▶ **Data for this task**

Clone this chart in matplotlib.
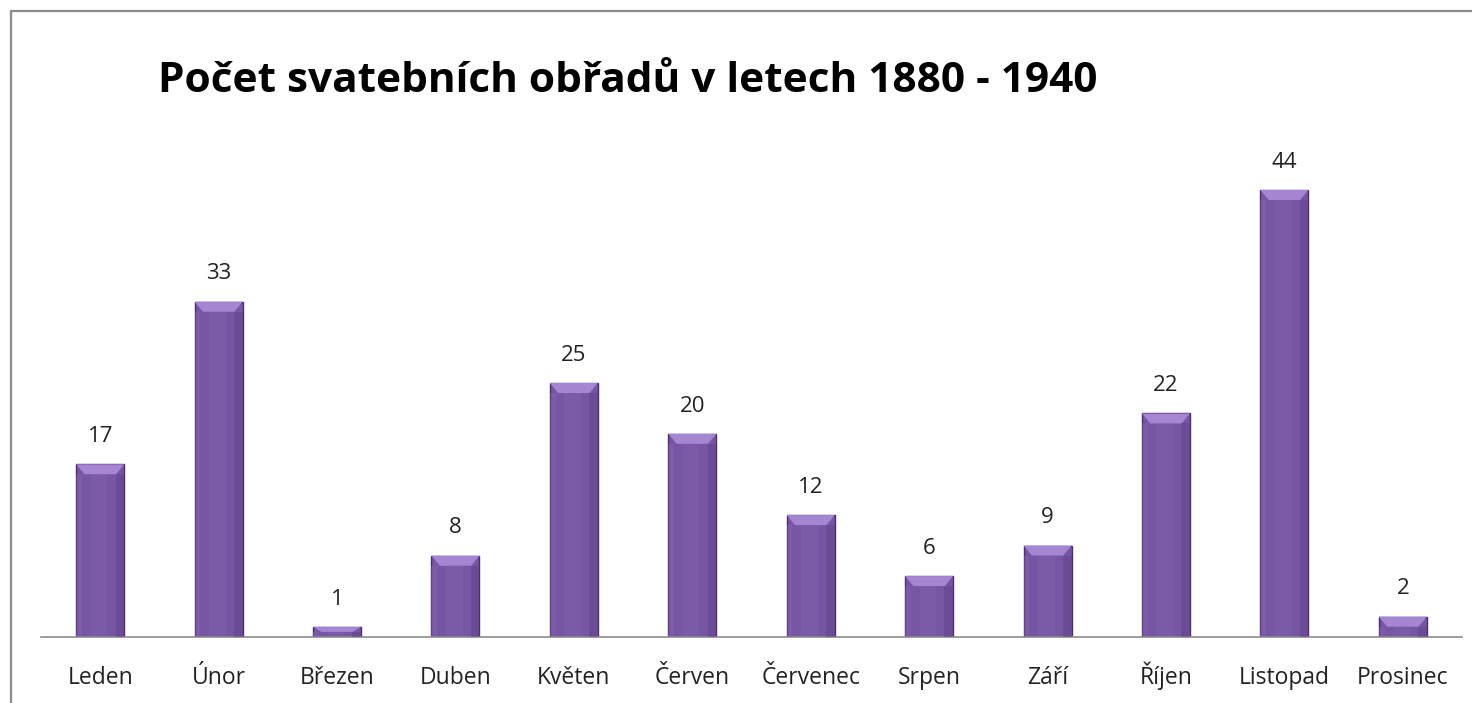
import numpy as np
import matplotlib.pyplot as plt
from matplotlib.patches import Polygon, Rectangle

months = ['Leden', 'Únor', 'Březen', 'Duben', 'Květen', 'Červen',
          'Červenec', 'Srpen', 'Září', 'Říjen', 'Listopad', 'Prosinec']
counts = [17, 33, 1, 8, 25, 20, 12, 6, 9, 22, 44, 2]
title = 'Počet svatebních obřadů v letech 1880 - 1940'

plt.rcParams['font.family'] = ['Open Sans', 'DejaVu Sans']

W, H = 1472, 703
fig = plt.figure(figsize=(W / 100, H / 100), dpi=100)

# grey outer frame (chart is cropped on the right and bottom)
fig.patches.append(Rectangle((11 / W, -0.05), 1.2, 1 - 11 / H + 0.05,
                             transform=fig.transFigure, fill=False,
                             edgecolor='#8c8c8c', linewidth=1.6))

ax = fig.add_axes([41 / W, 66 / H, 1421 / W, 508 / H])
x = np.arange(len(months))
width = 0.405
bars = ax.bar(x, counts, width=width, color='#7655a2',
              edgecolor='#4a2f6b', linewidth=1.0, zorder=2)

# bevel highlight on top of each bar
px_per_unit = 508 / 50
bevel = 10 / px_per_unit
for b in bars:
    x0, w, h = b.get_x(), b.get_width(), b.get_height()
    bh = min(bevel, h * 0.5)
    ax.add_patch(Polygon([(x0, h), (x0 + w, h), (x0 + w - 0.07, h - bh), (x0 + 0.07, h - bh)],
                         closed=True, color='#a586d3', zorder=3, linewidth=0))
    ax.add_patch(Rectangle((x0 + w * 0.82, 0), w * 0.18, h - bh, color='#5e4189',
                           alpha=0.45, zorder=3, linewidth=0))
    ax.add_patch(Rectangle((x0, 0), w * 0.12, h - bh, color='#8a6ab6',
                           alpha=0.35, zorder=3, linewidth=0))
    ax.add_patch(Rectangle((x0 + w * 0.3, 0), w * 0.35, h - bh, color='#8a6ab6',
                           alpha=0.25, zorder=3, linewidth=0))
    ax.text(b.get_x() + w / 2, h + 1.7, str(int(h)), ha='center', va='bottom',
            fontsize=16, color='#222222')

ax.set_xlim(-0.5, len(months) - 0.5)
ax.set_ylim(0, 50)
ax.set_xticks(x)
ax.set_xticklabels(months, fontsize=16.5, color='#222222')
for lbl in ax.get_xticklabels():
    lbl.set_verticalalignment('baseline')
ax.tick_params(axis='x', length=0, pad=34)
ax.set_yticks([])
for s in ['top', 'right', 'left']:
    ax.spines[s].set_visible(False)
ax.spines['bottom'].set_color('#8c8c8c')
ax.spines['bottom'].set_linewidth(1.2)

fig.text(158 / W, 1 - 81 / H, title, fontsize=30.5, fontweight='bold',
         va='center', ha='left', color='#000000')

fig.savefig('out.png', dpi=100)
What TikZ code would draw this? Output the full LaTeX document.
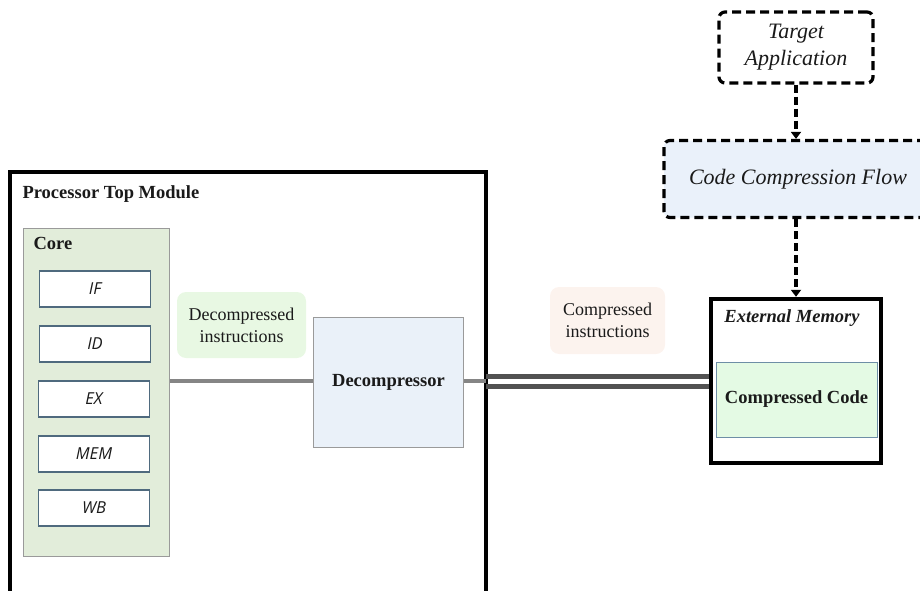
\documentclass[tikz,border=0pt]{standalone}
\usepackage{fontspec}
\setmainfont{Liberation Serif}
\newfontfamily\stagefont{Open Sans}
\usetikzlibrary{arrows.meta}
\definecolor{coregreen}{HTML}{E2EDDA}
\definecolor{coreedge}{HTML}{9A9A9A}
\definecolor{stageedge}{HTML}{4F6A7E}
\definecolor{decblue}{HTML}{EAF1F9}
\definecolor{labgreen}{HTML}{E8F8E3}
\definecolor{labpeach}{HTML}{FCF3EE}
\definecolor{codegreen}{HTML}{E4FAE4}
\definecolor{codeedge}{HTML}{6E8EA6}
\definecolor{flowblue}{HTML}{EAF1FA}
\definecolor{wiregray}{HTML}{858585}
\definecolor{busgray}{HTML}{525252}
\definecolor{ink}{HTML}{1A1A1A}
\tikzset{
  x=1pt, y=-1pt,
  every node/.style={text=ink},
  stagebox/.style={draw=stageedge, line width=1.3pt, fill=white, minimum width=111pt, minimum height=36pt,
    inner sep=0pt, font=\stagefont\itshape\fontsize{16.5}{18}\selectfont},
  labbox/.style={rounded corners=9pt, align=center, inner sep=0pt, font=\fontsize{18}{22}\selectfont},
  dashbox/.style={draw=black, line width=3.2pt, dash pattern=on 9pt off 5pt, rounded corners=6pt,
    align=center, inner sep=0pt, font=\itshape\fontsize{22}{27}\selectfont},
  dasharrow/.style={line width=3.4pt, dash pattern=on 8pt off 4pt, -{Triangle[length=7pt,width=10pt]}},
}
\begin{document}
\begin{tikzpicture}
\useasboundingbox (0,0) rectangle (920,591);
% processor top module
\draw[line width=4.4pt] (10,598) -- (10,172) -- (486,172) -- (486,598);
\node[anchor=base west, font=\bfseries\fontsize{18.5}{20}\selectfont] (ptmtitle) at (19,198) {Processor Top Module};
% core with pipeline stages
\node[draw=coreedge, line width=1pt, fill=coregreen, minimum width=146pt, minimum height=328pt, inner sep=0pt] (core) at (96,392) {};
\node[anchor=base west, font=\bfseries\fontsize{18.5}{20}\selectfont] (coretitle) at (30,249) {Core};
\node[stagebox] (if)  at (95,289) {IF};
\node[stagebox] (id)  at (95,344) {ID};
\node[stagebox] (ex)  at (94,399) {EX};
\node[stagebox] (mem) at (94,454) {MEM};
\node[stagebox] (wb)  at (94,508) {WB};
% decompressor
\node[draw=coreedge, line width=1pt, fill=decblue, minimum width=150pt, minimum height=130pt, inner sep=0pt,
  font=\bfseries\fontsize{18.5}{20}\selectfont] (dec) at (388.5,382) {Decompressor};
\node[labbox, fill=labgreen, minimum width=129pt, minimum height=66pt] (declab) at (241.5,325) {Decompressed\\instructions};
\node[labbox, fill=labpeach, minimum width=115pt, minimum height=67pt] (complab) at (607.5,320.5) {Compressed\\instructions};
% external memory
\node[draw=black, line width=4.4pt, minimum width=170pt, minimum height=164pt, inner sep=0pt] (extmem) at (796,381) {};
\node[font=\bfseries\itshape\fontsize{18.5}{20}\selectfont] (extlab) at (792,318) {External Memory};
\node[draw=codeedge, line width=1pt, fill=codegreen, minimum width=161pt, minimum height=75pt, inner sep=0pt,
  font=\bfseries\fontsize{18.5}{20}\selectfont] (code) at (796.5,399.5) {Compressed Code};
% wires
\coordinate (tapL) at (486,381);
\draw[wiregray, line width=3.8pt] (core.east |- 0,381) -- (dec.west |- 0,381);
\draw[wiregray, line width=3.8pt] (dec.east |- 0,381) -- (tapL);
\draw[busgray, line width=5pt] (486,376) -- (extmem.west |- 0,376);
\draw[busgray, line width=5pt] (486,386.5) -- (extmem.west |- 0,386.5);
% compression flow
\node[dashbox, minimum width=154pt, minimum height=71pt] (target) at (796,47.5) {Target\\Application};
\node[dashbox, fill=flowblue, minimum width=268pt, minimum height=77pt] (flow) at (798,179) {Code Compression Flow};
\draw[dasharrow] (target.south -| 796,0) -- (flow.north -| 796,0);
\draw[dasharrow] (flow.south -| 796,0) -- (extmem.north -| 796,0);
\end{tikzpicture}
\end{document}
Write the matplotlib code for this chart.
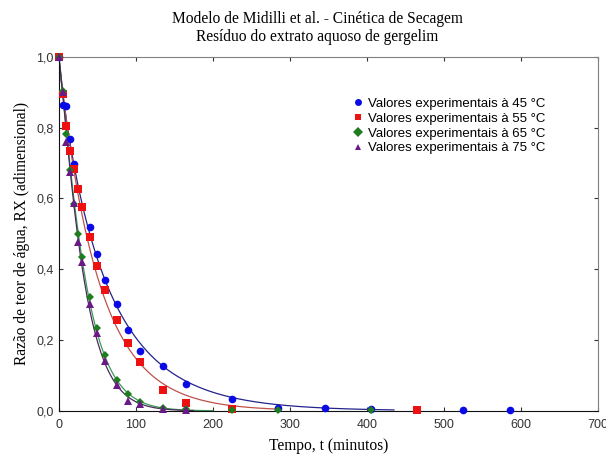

▶ **Task goal**
Transcribe the complete set of entries verbatim. No pictures belong in the copy.

▶ **Exercise result**
Clone this chart in matplotlib.
import numpy as np
import matplotlib.pyplot as plt
from matplotlib.patches import Polygon, Rectangle

months = ['Leden', 'Únor', 'Březen', 'Duben', 'Květen', 'Červen',
          'Červenec', 'Srpen', 'Září', 'Říjen', 'Listopad', 'Prosinec']
counts = [17, 33, 1, 8, 25, 20, 12, 6, 9, 22, 44, 2]
title = 'Počet svatebních obřadů v letech 1880 - 1940'

plt.rcParams['font.family'] = ['Open Sans', 'DejaVu Sans']

W, H = 1472, 703
fig = plt.figure(figsize=(W / 100, H / 100), dpi=100)

# grey outer frame (chart is cropped on the right and bottom)
fig.patches.append(Rectangle((11 / W, -0.05), 1.2, 1 - 11 / H + 0.05,
                             transform=fig.transFigure, fill=False,
                             edgecolor='#8c8c8c', linewidth=1.6))

ax = fig.add_axes([41 / W, 66 / H, 1421 / W, 508 / H])
x = np.arange(len(months))
width = 0.405
bars = ax.bar(x, counts, width=width, color='#7655a2',
              edgecolor='#4a2f6b', linewidth=1.0, zorder=2)

# bevel highlight on top of each bar
px_per_unit = 508 / 50
bevel = 10 / px_per_unit
for b in bars:
    x0, w, h = b.get_x(), b.get_width(), b.get_height()
    bh = min(bevel, h * 0.5)
    ax.add_patch(Polygon([(x0, h), (x0 + w, h), (x0 + w - 0.07, h - bh), (x0 + 0.07, h - bh)],
                         closed=True, color='#a586d3', zorder=3, linewidth=0))
    ax.add_patch(Rectangle((x0 + w * 0.82, 0), w * 0.18, h - bh, color='#5e4189',
                           alpha=0.45, zorder=3, linewidth=0))
    ax.add_patch(Rectangle((x0, 0), w * 0.12, h - bh, color='#8a6ab6',
                           alpha=0.35, zorder=3, linewidth=0))
    ax.add_patch(Rectangle((x0 + w * 0.3, 0), w * 0.35, h - bh, color='#8a6ab6',
                           alpha=0.25, zorder=3, linewidth=0))
    ax.text(b.get_x() + w / 2, h + 1.7, str(int(h)), ha='center', va='bottom',
            fontsize=16, color='#222222')

ax.set_xlim(-0.5, len(months) - 0.5)
ax.set_ylim(0, 50)
ax.set_xticks(x)
ax.set_xticklabels(months, fontsize=16.5, color='#222222')
for lbl in ax.get_xticklabels():
    lbl.set_verticalalignment('baseline')
ax.tick_params(axis='x', length=0, pad=34)
ax.set_yticks([])
for s in ['top', 'right', 'left']:
    ax.spines[s].set_visible(False)
ax.spines['bottom'].set_color('#8c8c8c')
ax.spines['bottom'].set_linewidth(1.2)

fig.text(158 / W, 1 - 81 / H, title, fontsize=30.5, fontweight='bold',
         va='center', ha='left', color='#000000')

fig.savefig('out.png', dpi=100)
What TikZ code would draw this? Output the full LaTeX document.
\documentclass[tikz,border=0pt]{standalone}
\usepackage{fontspec}
\setmainfont{Liberation Serif}
\newfontfamily\stagefont{Open Sans}
\usetikzlibrary{arrows.meta}
\definecolor{coregreen}{HTML}{E2EDDA}
\definecolor{coreedge}{HTML}{9A9A9A}
\definecolor{stageedge}{HTML}{4F6A7E}
\definecolor{decblue}{HTML}{EAF1F9}
\definecolor{labgreen}{HTML}{E8F8E3}
\definecolor{labpeach}{HTML}{FCF3EE}
\definecolor{codegreen}{HTML}{E4FAE4}
\definecolor{codeedge}{HTML}{6E8EA6}
\definecolor{flowblue}{HTML}{EAF1FA}
\definecolor{wiregray}{HTML}{858585}
\definecolor{busgray}{HTML}{525252}
\definecolor{ink}{HTML}{1A1A1A}
\tikzset{
  x=1pt, y=-1pt,
  every node/.style={text=ink},
  stagebox/.style={draw=stageedge, line width=1.3pt, fill=white, minimum width=111pt, minimum height=36pt,
    inner sep=0pt, font=\stagefont\itshape\fontsize{16.5}{18}\selectfont},
  labbox/.style={rounded corners=9pt, align=center, inner sep=0pt, font=\fontsize{18}{22}\selectfont},
  dashbox/.style={draw=black, line width=3.2pt, dash pattern=on 9pt off 5pt, rounded corners=6pt,
    align=center, inner sep=0pt, font=\itshape\fontsize{22}{27}\selectfont},
  dasharrow/.style={line width=3.4pt, dash pattern=on 8pt off 4pt, -{Triangle[length=7pt,width=10pt]}},
}
\begin{document}
\begin{tikzpicture}
\useasboundingbox (0,0) rectangle (920,591);
% processor top module
\draw[line width=4.4pt] (10,598) -- (10,172) -- (486,172) -- (486,598);
\node[anchor=base west, font=\bfseries\fontsize{18.5}{20}\selectfont] (ptmtitle) at (19,198) {Processor Top Module};
% core with pipeline stages
\node[draw=coreedge, line width=1pt, fill=coregreen, minimum width=146pt, minimum height=328pt, inner sep=0pt] (core) at (96,392) {};
\node[anchor=base west, font=\bfseries\fontsize{18.5}{20}\selectfont] (coretitle) at (30,249) {Core};
\node[stagebox] (if)  at (95,289) {IF};
\node[stagebox] (id)  at (95,344) {ID};
\node[stagebox] (ex)  at (94,399) {EX};
\node[stagebox] (mem) at (94,454) {MEM};
\node[stagebox] (wb)  at (94,508) {WB};
% decompressor
\node[draw=coreedge, line width=1pt, fill=decblue, minimum width=150pt, minimum height=130pt, inner sep=0pt,
  font=\bfseries\fontsize{18.5}{20}\selectfont] (dec) at (388.5,382) {Decompressor};
\node[labbox, fill=labgreen, minimum width=129pt, minimum height=66pt] (declab) at (241.5,325) {Decompressed\\instructions};
\node[labbox, fill=labpeach, minimum width=115pt, minimum height=67pt] (complab) at (607.5,320.5) {Compressed\\instructions};
% external memory
\node[draw=black, line width=4.4pt, minimum width=170pt, minimum height=164pt, inner sep=0pt] (extmem) at (796,381) {};
\node[font=\bfseries\itshape\fontsize{18.5}{20}\selectfont] (extlab) at (792,318) {External Memory};
\node[draw=codeedge, line width=1pt, fill=codegreen, minimum width=161pt, minimum height=75pt, inner sep=0pt,
  font=\bfseries\fontsize{18.5}{20}\selectfont] (code) at (796.5,399.5) {Compressed Code};
% wires
\coordinate (tapL) at (486,381);
\draw[wiregray, line width=3.8pt] (core.east |- 0,381) -- (dec.west |- 0,381);
\draw[wiregray, line width=3.8pt] (dec.east |- 0,381) -- (tapL);
\draw[busgray, line width=5pt] (486,376) -- (extmem.west |- 0,376);
\draw[busgray, line width=5pt] (486,386.5) -- (extmem.west |- 0,386.5);
% compression flow
\node[dashbox, minimum width=154pt, minimum height=71pt] (target) at (796,47.5) {Target\\Application};
\node[dashbox, fill=flowblue, minimum width=268pt, minimum height=77pt] (flow) at (798,179) {Code Compression Flow};
\draw[dasharrow] (target.south -| 796,0) -- (flow.north -| 796,0);
\draw[dasharrow] (flow.south -| 796,0) -- (extmem.north -| 796,0);
\end{tikzpicture}
\end{document}
Write the matplotlib code for this chart.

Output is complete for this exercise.